Il en prend deux cents et il va lui falloir deux ans ou trois ans pour les vendre.

Bah!

Si l’on ne passe pas par un éditeur, il n’y a pas de publicité, et s’il n’y a pas de publicité, il n’y a pas de vente. Voilà, c’est simple.

(Mère plonge longtemps)

Il doit y avoir un homme. Je sens qu’il y a sûrement un éditeur qui le prendrait avec plaisir. Mais je ne sais plus...

Est-ce que je n’ai pas fini ma tâche?

Jamais de la vie!

(Mère plonge)

Non, je vois un grand succès pour ce livre, je vois, c’est concret... Il y a un éditeur qui le prendra avec plaisir, mais je ne sais pas les noms.

(silence)

Pour moi, c’est clair, seulement c’est en avant.

(silence)

Tu n’as pas un moyen d’avoir le nom de tous les éditeurs en France?
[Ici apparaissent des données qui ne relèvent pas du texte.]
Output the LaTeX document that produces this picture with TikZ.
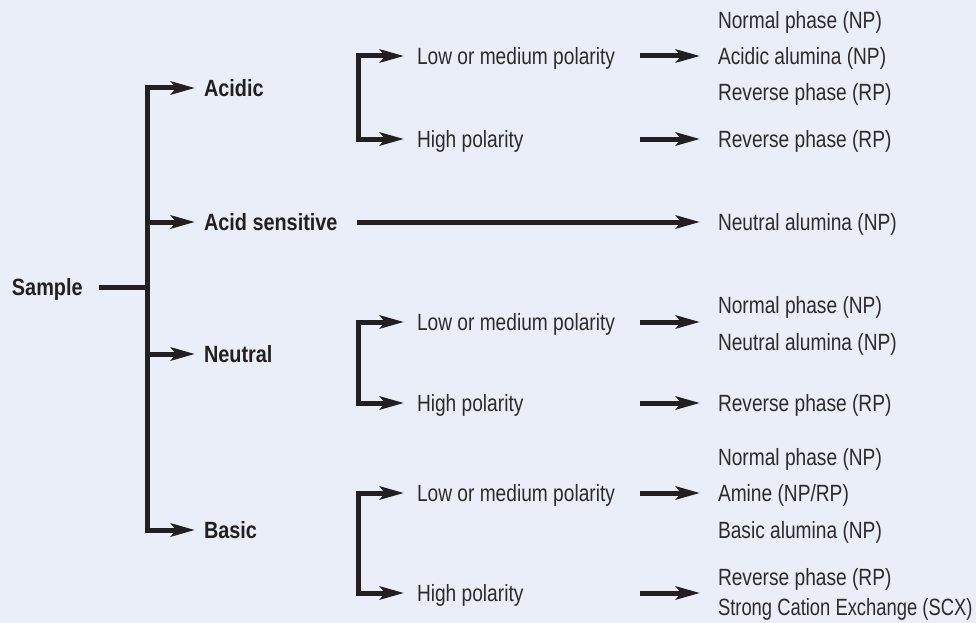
\documentclass[tikz,border=0pt]{standalone}
\usepackage{fontspec}
\usepackage{graphicx}
\setmainfont{Liberation Sans}[FakeStretch=0.815, BoldFeatures={FakeStretch=0.845}]
\usetikzlibrary{arrows.meta}
\definecolor{bgblue}{RGB}{233,238,248}
\definecolor{ink}{RGB}{35,31,32}
\definecolor{txt}{RGB}{45,43,44}
\tikzset{
  lbl/.style={anchor=west, inner sep=0pt, outer sep=0pt, text height=16.8pt, text depth=0pt,
              font=\fontsize{23.5}{27}\selectfont, text=txt},
  cat/.style={lbl, font=\fontsize{23.5}{27}\selectfont\bfseries, text=ink},
  bar/.style={draw=ink, line width=5pt, line join=miter},
  arr/.style={bar, -{Stealth[length=24pt, width=13pt, inset=5pt]}},
}
\begin{document}
\begin{tikzpicture}[x=1pt, y=-1pt]
\fill[bgblue] (0,0) rectangle (976,623);
\useasboundingbox (0,0) rectangle (976,623);

% root and first level
\node[cat] (sample) at (12,287) {Sample};
\node[cat] (acidic) at (204,88) {Acidic};
\node[cat] (acidsens) at (204,222) {Acid sensitive};
\node[cat] (neutral) at (204,354) {Neutral};
\node[cat] (basic) at (204,530) {Basic};

\coordinate (s0) at (99,287);
\coordinate (trunk) at (147.5,287);
\draw[bar] (s0) -- (trunk);
\foreach \n in {acidic,acidsens,neutral,basic}
  \draw[arr, shorten >=9pt] (trunk) |- (\n.west);

% polarity levels
\node[lbl] (lowA)  at (417,56)  {Low or medium polarity};
\node[lbl] (highA) at (417,139) {High polarity};
\node[lbl] (lowN)  at (417,322) {Low or medium polarity};
\node[lbl] (highN) at (417,403) {High polarity};
\node[lbl] (lowB)  at (417,493) {Low or medium polarity};
\node[lbl] (highB) at (417,593) {High polarity};

\coordinate (brA) at (358,97);
\coordinate (brN) at (358,362);
\coordinate (brB) at (358,543);
\foreach \b/\l/\h in {brA/lowA/highA, brN/lowN/highN, brB/lowB/highB}{
  \draw[arr, shorten >=13pt] (\b) |- (\l.west);
  \draw[arr, shorten >=13pt] (\b) |- (\h.west);
}

% separation modes
\node[lbl] (npA)   at (718,20)  {Normal phase (NP)};
\node[lbl] (acalA) at (718,56)  {Acidic alumina (NP)};
\node[lbl] (rpA)   at (718,92)  {Reverse phase (RP)};
\node[lbl] (rpAh)  at (718,139) {Reverse phase (RP)};
\node[lbl] (nalS)  at (718,222) {Neutral alumina (NP)};
\node[lbl] (npN)   at (718,305) {Normal phase (NP)};
\node[lbl] (nalN)  at (718,342) {Neutral alumina (NP)};
\node[lbl] (rpNh)  at (718,403) {Reverse phase (RP)};
\node[lbl] (npB)   at (718,457) {Normal phase (NP)};
\node[lbl] (amB)   at (718,493) {Amine (NP/RP)};
\node[lbl] (balB)  at (718,530) {Basic alumina (NP)};
\node[lbl] (rpBh)  at (718,577) {Reverse phase (RP)};
\node[lbl] (scxB)  at (718,607) {\scalebox{0.96}[1]{Strong Cation Exchange (SCX)}};

\coordinate (sA)  at (357,222);
\coordinate (pA1) at (640,56);
\coordinate (pA2) at (640,139);
\coordinate (pN1) at (640,322);
\coordinate (pN2) at (640,403);
\coordinate (pB1) at (640,493);
\coordinate (pB2) at (640,593);
\coordinate (tB2) at (718,593);

\draw[arr, shorten >=18pt] (sA)  -- (nalS.west);
\draw[arr, shorten >=18pt] (pA1) -- (acalA.west);
\draw[arr, shorten >=18pt] (pA2) -- (rpAh.west);
\draw[arr, shorten >=18pt] (pN1) -- (pN1 -| nalS.west);
\draw[arr, shorten >=18pt] (pN2) -- (rpNh.west);
\draw[arr, shorten >=18pt] (pB1) -- (amB.west);
\draw[arr, shorten >=18pt] (pB2) -- (tB2);
\end{tikzpicture}
\end{document}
Si, il y a un moyen. Tu veux que je te fasse une liste?

Oui, fais-moi une liste. Je verrai si la Lumière s’accroche à l’un.

Je vois... Je vois... N’est-ce pas, on l’a donné à lire à quelque vieux bonhomme – je ne veux pas dire vieux d’âge, je veux dire d’intelligence vieille.

Mais ils sont tous comme cela[6]!

Non, ils ne sont pas tous comme cela. Il y a ceux qui le considèrent comme sans importance – c’est l’un de ceux-là.

(silence)

C’est peut-être quelqu’un qui n’a pas beaucoup d’argent et qui serait content d’avoir nos livres imprimés – il mettrait seulement sa couverture.

Je sens ça fort, tu comprends.

Eh bien, je t’amènerai une liste.

Non, ce n’est pas du tout bloqué; au contraire, ça va très loin en avant – ce n’est pas du tout bloqué, ça va très loin, c’est une question d’une dizaine d’années. Dans dix ans, ce sera fort. Je vois ça.

@

[1]. Le disciple avait lu d’autres lettres de Sri Aurobindo sur l’Ashram. Mère s’était arrêtée à la dernière, ci-dessus citée.

[2]. Cet article avait été tiré à dix ou vingt mille (?) exemplaires, traduit dans toutes les langues indiennes et envoyé notamment à tous les membres du Parlement.

[3]. Swaran Singh, le ministre des Affaires Étrangères qui vient de faire un voyage aux U.S.A., Angleterre, Moscou, Paris, etc.

[4]. L’Inde n’entrera en action qu’en décembre.

[5]. Quelque huit millions maintenant, du Bangladesh.

[6]. Notons que «Le sannyasin» a été présenté à cinq éditeurs. Il n’avait pas encore trouvé Robert Laffont.